- _Exercise brief_
Transcribe the entries below exactly; leave every image out.

- _Dataset records_

○ ○ ○ ○ ○

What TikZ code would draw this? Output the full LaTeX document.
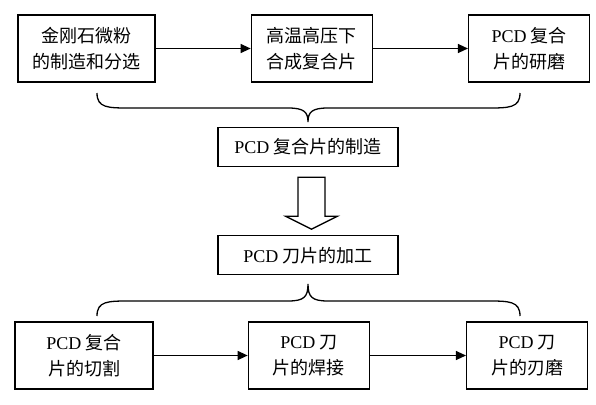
\documentclass[tikz,border=0pt]{standalone}
\usepackage{fontspec}
\setmainfont{Liberation Serif}
\newfontfamily\cjk{Noto Sans CJK SC}
\usetikzlibrary{arrows.meta,positioning,calc}
\tikzset{blk/.style={draw=black,line width=1.3pt,minimum width=121pt,minimum height=67pt,align=center,inner sep=2pt,font=\cjk\fontsize{18}{26}\selectfont},mid/.style={blk,minimum width=180pt,minimum height=39pt},flow/.style={-{Triangle[length=10pt,width=9pt]},line width=1.2pt},brc/.style={line width=1.3pt},hollow/.style={line width=1.3pt,fill=white,line join=miter}}

\begin{document}
\begin{tikzpicture}[x=1pt,y=-1pt,node distance=95pt]
\useasboundingbox (0,0) rectangle (596,404);
\node[blk,minimum width=137pt] (dia) at (86.5,48.5) {金刚石微粉\\的制造和分选};
\node[blk,right=of dia] (hthp) {高温高压下\\合成复合片};
\node[blk,right=of hthp] (grind) {{\rmfamily PCD} 复合\\片的研磨};
\node[mid] (make) at (308,147) {{\rmfamily PCD} 复合片的制造};
\node[mid,below=68pt of make] (proc) {{\rmfamily PCD} 刀片的加工};
\node[blk,minimum width=138pt] (cut) at (84,355.5) {{\rmfamily PCD} 复合\\片的切割};
\node[blk,right=94pt of cut] (weld) {{\rmfamily PCD} 刀\\片的焊接};
\node[blk,right=96pt of weld] (edge) {{\rmfamily PCD} 刀\\片的刃磨};
\draw[flow] (dia)--(hthp);\draw[flow] (hthp)--(grind);
\draw[flow] (cut)--(weld);\draw[flow] (weld)--(edge);
% braces
\coordinate (tl) at (97,93);\coordinate (tm) at (308,122);\coordinate (tr) at (520,93);
\draw[brc] (tl) .. controls (97,108) and (108,108) .. (130,108) -- (288,108) .. controls (304,108) and (308,112) .. (tm) .. controls (308,112) and (312,108) .. (328,108) -- (487,108) .. controls (509,108) and (520,108) .. (tr);
\coordinate (bl) at (97,316);\coordinate (bm) at (308,284);\coordinate (br) at (520,316);
\draw[brc] (bl) .. controls (97,301) and (108,301) .. (130,301) -- (288,301) .. controls (304,301) and (308,297) .. (bm) .. controls (308,297) and (312,301) .. (328,301) -- (487,301) .. controls (509,301) and (520,301) .. (br);
% hollow arrow
\coordinate (au) at ($(make.south)+(3.5,10)$);
\draw[hollow] ($(au)+(-13.5,0)$) -- ($(au)+(13.5,0)$) -- ($(au)+(13.5,39)$) -- ($(au)+(26,39)$) -- ($(au)+(0,52)$) -- ($(au)+(-26,39)$) -- ($(au)+(-13.5,39)$) -- cycle;
\end{tikzpicture}
\end{document}
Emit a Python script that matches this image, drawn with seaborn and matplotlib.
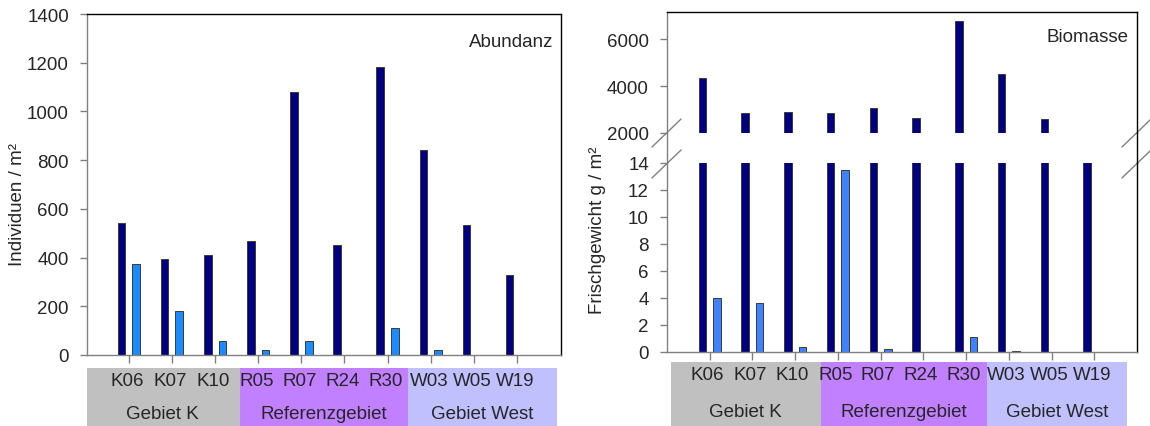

○ ○ ○ ○ ○

- _Right answer_
What TikZ code would draw this? Output the full LaTeX document.
\documentclass[tikz,border=0pt]{standalone}
\usepackage{fontspec}
\setmainfont{Liberation Serif}
\newfontfamily\cjk{Noto Sans CJK SC}
\usetikzlibrary{arrows.meta,positioning,calc}
\tikzset{blk/.style={draw=black,line width=1.3pt,minimum width=121pt,minimum height=67pt,align=center,inner sep=2pt,font=\cjk\fontsize{18}{26}\selectfont},mid/.style={blk,minimum width=180pt,minimum height=39pt},flow/.style={-{Triangle[length=10pt,width=9pt]},line width=1.2pt},brc/.style={line width=1.3pt},hollow/.style={line width=1.3pt,fill=white,line join=miter}}

\begin{document}
\begin{tikzpicture}[x=1pt,y=-1pt,node distance=95pt]
\useasboundingbox (0,0) rectangle (596,404);
\node[blk,minimum width=137pt] (dia) at (86.5,48.5) {金刚石微粉\\的制造和分选};
\node[blk,right=of dia] (hthp) {高温高压下\\合成复合片};
\node[blk,right=of hthp] (grind) {{\rmfamily PCD} 复合\\片的研磨};
\node[mid] (make) at (308,147) {{\rmfamily PCD} 复合片的制造};
\node[mid,below=68pt of make] (proc) {{\rmfamily PCD} 刀片的加工};
\node[blk,minimum width=138pt] (cut) at (84,355.5) {{\rmfamily PCD} 复合\\片的切割};
\node[blk,right=94pt of cut] (weld) {{\rmfamily PCD} 刀\\片的焊接};
\node[blk,right=96pt of weld] (edge) {{\rmfamily PCD} 刀\\片的刃磨};
\draw[flow] (dia)--(hthp);\draw[flow] (hthp)--(grind);
\draw[flow] (cut)--(weld);\draw[flow] (weld)--(edge);
% braces
\coordinate (tl) at (97,93);\coordinate (tm) at (308,122);\coordinate (tr) at (520,93);
\draw[brc] (tl) .. controls (97,108) and (108,108) .. (130,108) -- (288,108) .. controls (304,108) and (308,112) .. (tm) .. controls (308,112) and (312,108) .. (328,108) -- (487,108) .. controls (509,108) and (520,108) .. (tr);
\coordinate (bl) at (97,316);\coordinate (bm) at (308,284);\coordinate (br) at (520,316);
\draw[brc] (bl) .. controls (97,301) and (108,301) .. (130,301) -- (288,301) .. controls (304,301) and (308,297) .. (bm) .. controls (308,297) and (312,301) .. (328,301) -- (487,301) .. controls (509,301) and (520,301) .. (br);
% hollow arrow
\coordinate (au) at ($(make.south)+(3.5,10)$);
\draw[hollow] ($(au)+(-13.5,0)$) -- ($(au)+(13.5,0)$) -- ($(au)+(13.5,39)$) -- ($(au)+(26,39)$) -- ($(au)+(0,52)$) -- ($(au)+(-26,39)$) -- ($(au)+(-13.5,39)$) -- cycle;
\end{tikzpicture}
\end{document}
Emit a Python script that matches this image, drawn with seaborn and matplotlib.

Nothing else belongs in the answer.